Também o verbo «granjear» aterrou mal

Coisa de defuntos

 

    Eu granjeio, tu granjeias — ele faz o que pode. Luís Manuel de Araújo, egiptólogo, em entrevista: «O Egipto tem a atenção das pessoas, porque elas sentem intuitivamente que as nossas origens não estão na Grécia. Antes do passado greco-romano já havia três mil anos de história. Mais do que a Grécia, Roma, Israel ou a China, o Egipto é um tema que granja simpatias» («Estamos mais próximos dos egípcios do que imaginamos», Alexandra Prado Coelho, Público, 17.04.2016, p. 25). O entrevistado diz coisas tão interessantes, que nem acreditamos no erro. (Já sei que todos erramos, mas mais uns do que outros.) Logo, achamos mais provável que seja erro da jornalista. E, no entanto, o mais certo é ser erro dos dois. E isso é possível? Sim: o egiptólogo errou na forma verbal, e a jornalista errou porque não a corrigiu. Vá, cinquenta vezes: granjeia.

   Isto trouxe-me à memória uma das crónicas de Carlos Rafael Guimaraes (1926-1987), reunidas na obra Morcego em Paris (Porto Alegre: Libretos, 2007), em que falava do verbo granjear nestes termos: «Por exemplo: nas velhas necrologias se escrevia que o defunto “granjeou” muitas amizades, mercê de suas altas qualidades, etc... Graças a isso, o leitor esqueceu do sentido concreto do verbo “granjear” (cultivar a terra) e passou a considerá-la como certa misteriosa ação praticada pelos defuntos» (p. 66).

 

[Texto 6754]

Uma aterragem desastrada

Ainda se despenha

 

      «O voo dura cerca de uma hora e quando já começamos a preparar-nos psicologicamente para a aterragem e a tentar recordar as instruções, João Rodrigues faz um touch down — pousa e volta a levantar — só para nos deixar mais descansados. E, de facto, mal sentimos o contacto com o chão» («Ser padrinho de uma cerejeira é voltar sempre ao Fundão», Alexandra Prado Coelho, Público, 17.04.2016, p. 38).

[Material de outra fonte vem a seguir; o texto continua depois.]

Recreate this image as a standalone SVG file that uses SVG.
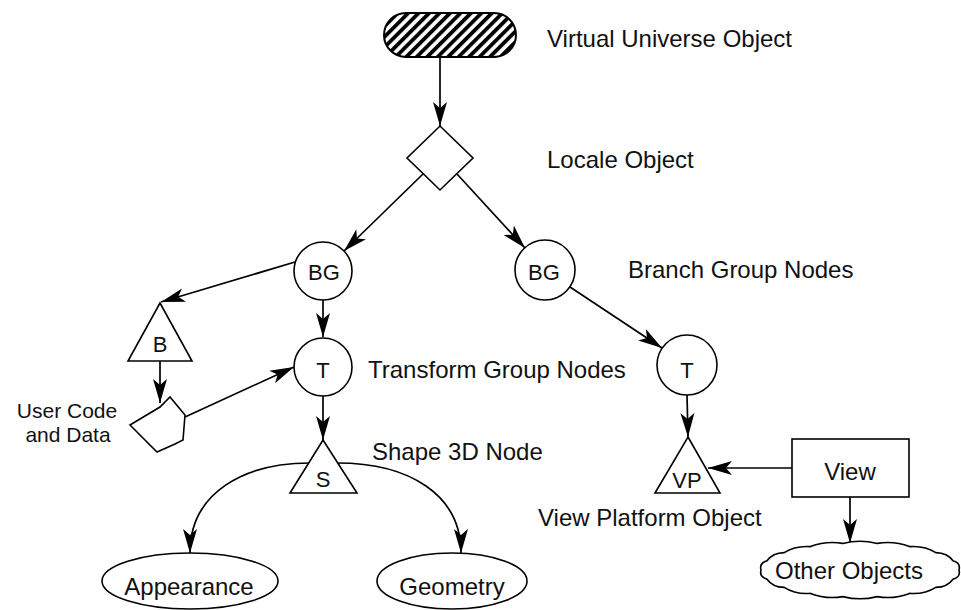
<svg xmlns="http://www.w3.org/2000/svg" width="961" height="610" viewBox="0 0 961 610">
<style>
.sh{fill:#fff;stroke:#000;stroke-width:1.6}
.ln{fill:none;stroke:#000;stroke-width:1.7;marker-end:url(#ah)}
.t{font-family:"Liberation Sans",Arial,sans-serif;font-size:24px;fill:#111}
.u{font-size:21px}
.n{font-family:"Liberation Sans",Arial,sans-serif;font-size:22px;fill:#111;text-anchor:middle}
.m{text-anchor:middle}
</style>
<defs>
<pattern id="hatch" patternUnits="userSpaceOnUse" width="7.4" height="7.4" patternTransform="rotate(45)">
<rect width="7.4" height="7.4" fill="#fff"/>
<rect width="3.8" height="7.4" fill="#000"/>
</pattern>
<marker id="ah" markerWidth="26" markerHeight="16" refX="24" refY="8" orient="auto" markerUnits="userSpaceOnUse" viewBox="0 0 26 16">
<path d="M0,1 L24,8 L0,15 L6,8 Z" fill="#000"/>
</marker>
</defs>
<rect width="961" height="610" fill="#fff"/>
<g id="connectors">
<path class="ln" d="M440,57 L440,126"/>
<path class="ln" d="M423,174 L344,251"/>
<path class="ln" d="M457,174 L525,248"/>
<path class="ln" d="M295,262 L161,302"/>
<path class="ln" d="M323,300 L323,337"/>
<path class="ln" d="M160,361 L160,403"/>
<path class="ln" d="M185,417 L294,367"/>
<path class="ln" d="M323,396 L323,440"/>
<path class="ln" d="M310,463 C245,463 190,492 190,553"/>
<path class="ln" d="M337,463 C410,463 461,495 461,553"/>
<path class="ln" d="M570,287 L662,348"/>
<path class="ln" d="M687,395 L688,437"/>
<path class="ln" d="M792,468 L708,468"/>
<path class="ln" d="M850,497 L850,543"/>
</g>
<g id="virtual-universe">
<rect x="384" y="13" width="132" height="44" rx="22" fill="url(#hatch)" stroke="#000" stroke-width="2"/>
<text class="t" x="547" y="47">Virtual Universe Object</text>
</g>
<g id="locale">
<path class="sh" d="M440,126 L473,158 L440,190 L407,158 Z"/>
<text class="t" x="547" y="168">Locale Object</text>
</g>
<g id="bg-left">
<circle class="sh" cx="323" cy="271" r="29"/>
<text class="n" x="324" y="280">BG</text>
</g>
<g id="bg-right">
<circle class="sh" cx="545" cy="270" r="30"/>
<text class="n" x="544" y="280">BG</text>
<text class="t" x="628" y="278">Branch Group Nodes</text>
</g>
<g id="behavior">
<path class="sh" d="M160,303 L192,361 L128,361 Z"/>
<text class="n" x="160" y="352">B</text>
</g>
<g id="user-code">
<path class="sh" d="M130,425 L160,407 L170,397 L185,415 L183,440 L175,444 L157,452 Z"/>
<text class="t u m" x="67" y="418">User Code</text>
<text class="t u m" x="68" y="442">and Data</text>
</g>
<g id="t-left">
<circle class="sh" cx="323" cy="367" r="29"/>
<text class="n" x="323" y="378">T</text>
<text class="t" x="368" y="378">Transform Group Nodes</text>
</g>
<g id="shape3d">
<path class="sh" d="M323,440 L357,493 L290,493 Z"/>
<text class="n" x="323" y="487">S</text>
<text class="t" x="372" y="460">Shape 3D Node</text>
</g>
<g id="appearance">
<ellipse class="sh" cx="190" cy="581" rx="88" ry="28"/>
<text class="t m" x="189" y="595">Appearance</text>
</g>
<g id="geometry">
<ellipse class="sh" cx="452" cy="581" rx="75" ry="28"/>
<text class="t m" x="452" y="595">Geometry</text>
</g>
<g id="t-right">
<circle class="sh" cx="687" cy="365" r="30"/>
<text class="n" x="687" y="378">T</text>
</g>
<g id="view-platform">
<path class="sh" d="M688,437 L720,493 L655,493 Z"/>
<text class="n" x="687" y="488">VP</text>
<text class="t" x="538" y="526">View Platform Object</text>
</g>
<g id="view">
<rect class="sh" x="792" y="439" width="117" height="58"/>
<text class="t m" x="850" y="480">View</text>
</g>
<g id="other-objects">
<path class="sh" d="M959,570 Q960.9,576.9 953,579.2 Q947.4,587.1 935.8,587.4 Q924.6,594.6 909.5,593.4 Q894.3,599.4 877.2,596.6 Q860,601 842.8,596.6 Q825.7,599.4 810.5,593.4 Q795.4,594.6 784.2,587.4 Q772.6,587.1 767,579.2 Q759.1,576.9 761,570 Q759.1,563.1 767,560.8 Q772.6,552.9 784.2,552.6 Q795.4,545.4 810.5,546.6 Q825.7,540.6 842.8,543.4 Q860,539 877.2,543.4 Q894.3,540.6 909.5,546.6 Q924.6,545.4 935.8,552.6 Q947.4,552.9 953,560.8 Q960.9,563.1 959,570 Z"/>
<text class="t m" x="849" y="579">Other Objects</text>
</g>
</svg>
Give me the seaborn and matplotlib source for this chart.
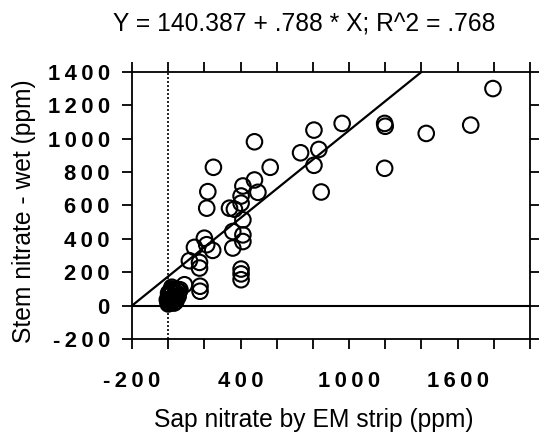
import matplotlib
matplotlib.use("Agg")
import matplotlib.pyplot as plt
import seaborn as sns
import numpy as np
import pandas as pd

# data
sap_x = [1796, 1673, 1427, 1197, 1200, 1197, 962, 806, 833, 732, 806, 846,
         564, 477, 477, 496, 413, 403, 403, 339, 366, 413, 357, 413, 413, 357,
         403, 403, 403, 250, 219, 213, 200, 213, 246, 145, 117, 173, 173, 176,
         176, 90,
         0, 5, 10, 15, 20, 25, 30, 40, 50, 0, 10, 20, 35, 60,
         -5, 8, 18, 28, 38, 48, 12, 22, 32, 42, 2, 55, 65, 45]
stem_y = [1301, 1082, 1032, 1092, 1075, 823, 1092, 1052, 936, 916, 841, 681,
          829, 982, 753, 679, 717, 657, 614, 584, 578, 514, 444, 424, 384, 345,
          219, 155, 190, 829, 683, 584, 404, 365, 331, 349, 269, 259, 225, 116,
          86, 125,
          20, 40, 60, 80, 100, 30, 50, 70, 90, 10, 65, 110, 45, 85,
          35, 15, 25, 35, 55, 75, 85, 95, 15, 25, 75, 55, 95, 40]
fit_x = [-200, 1400]
fit_y = [0, 1400]

x_ticks = [-200, 400, 1000, 1600]
y_ticks = [-200, 0, 200, 400, 600, 800, 1000, 1200, 1400]
title = "Y = 140.387 + .788 * X; R^2 = .768"
x_label = "Sap nitrate by EM strip (ppm)"
y_label = "Stem nitrate - wet (ppm)"

sns.set_theme(style="white")
plt.rcParams['font.family'] = ['Liberation Sans', 'DejaVu Sans']

fig = plt.figure(figsize=(5.39, 4.34), dpi=100)
ax = fig.add_axes([0.245, 0.219, 0.738, 0.615])

df = pd.DataFrame({"x": sap_x, "y": stem_y})
sns.scatterplot(data=df, x="x", y="y", ax=ax, marker="o", s=125,
                facecolor="none", edgecolor="black", linewidth=1.5, zorder=3)
sns.lineplot(x=fit_x, y=fit_y, ax=ax, color="black", linewidth=1.6, zorder=2)
ax.axhline(0, color="black", linewidth=1.5, zorder=1)
ax.axvline(0, color="black", linewidth=1.2, linestyle=(0, (1.2, 1.2)), zorder=1)

ax.set_xlim(-200, 2000)
ax.set_ylim(-200, 1400)
thin = "\u2009"
all_x = list(range(-200, 2001, 200))
ax.set_xticks(all_x)
ax.set_xticklabels([thin.join(str(v)) if v in x_ticks else "" for v in all_x])
ax.set_yticks(y_ticks)
ax.set_yticklabels([thin.join(str(v)) for v in y_ticks])

for s in ax.spines.values():
    s.set_visible(True)
    s.set_color("black")
    s.set_linewidth(1.3)
ax.tick_params(axis="both", which="both", direction="out", length=7, width=1.3,
               color="black", top=True, right=True, bottom=True, left=True,
               labelsize=15.8, labelcolor="black")
ax.tick_params(axis="x", pad=16)
ax.tick_params(axis="y", pad=9)
for lab in ax.get_xticklabels() + ax.get_yticklabels():
    lab.set_fontweight("bold")

ax.set_xlabel(x_label, fontsize=17.7, color="black")
ax.set_ylabel(y_label, fontsize=17.7, color="black")
ax.xaxis.set_label_coords(0.457, -0.258)
ax.yaxis.set_label_coords(-0.242, 0.48)
fig.text(0.564, 0.943, title, ha="center", va="center", fontsize=17.7, color="black")

fig.savefig("out.png", dpi=100, facecolor="white")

      Mas o touch down para que serve a não ser para atrapalhar a leitura? Parece que está explicado, «pousa e volta a levantar», mas touchdown (assim devia ter escrito, porque é o substantivo, noun form) é apenas «aterragem». Não percebo, por muito que me esforce.

 

[Texto 6753]

Léxico: «talibé»

Os ínvios caminhos da língua

 

      «A reportagem Talibés, Escravos dos Tempos Modernos valeu ao fotógrafo Mário Cruz o seu segundo Grande Prémio em dois meses. Depois de vencer na Categoria Assuntos Contemporâneos do World Press Photo, o trabalho que testemunha o tráfico e a exploração de crianças e adolescentes que vivem em escolas corânicas do Senegal recebeu ontem o Estação Imagem, o maior prémio do fotojornalismo português» («Estação Imagem: mais um prémio para os talibés de Mário Cruz», Abel Coentrão, Mário Lopes e Lucinda Canelas, Público, 17.04.2016, p. 43).

      Em jornais, é a primeira vez que a leio. Talibé é o aluno de escola alcorânica ou o discípulo de um marabu. Usa-se, segundo o Dicionário da Língua Portuguesa da Porto Editora, na Guiné-Bissau. Neste dicionário lê-se que a etimologia é o francês talibet, mas não é assim — em francês também é talibé. Na origem está o árabe literário talib, e o plural é talibé. Ao chegar ao francês, tomou-se o plural pelo singular e juntou-se um s para o pluralizar, o que é correcto e também sucedeu — embora muitos jornalistas não compreendam uma coisa tão básica — com talibã, que tem o mesmo étimo.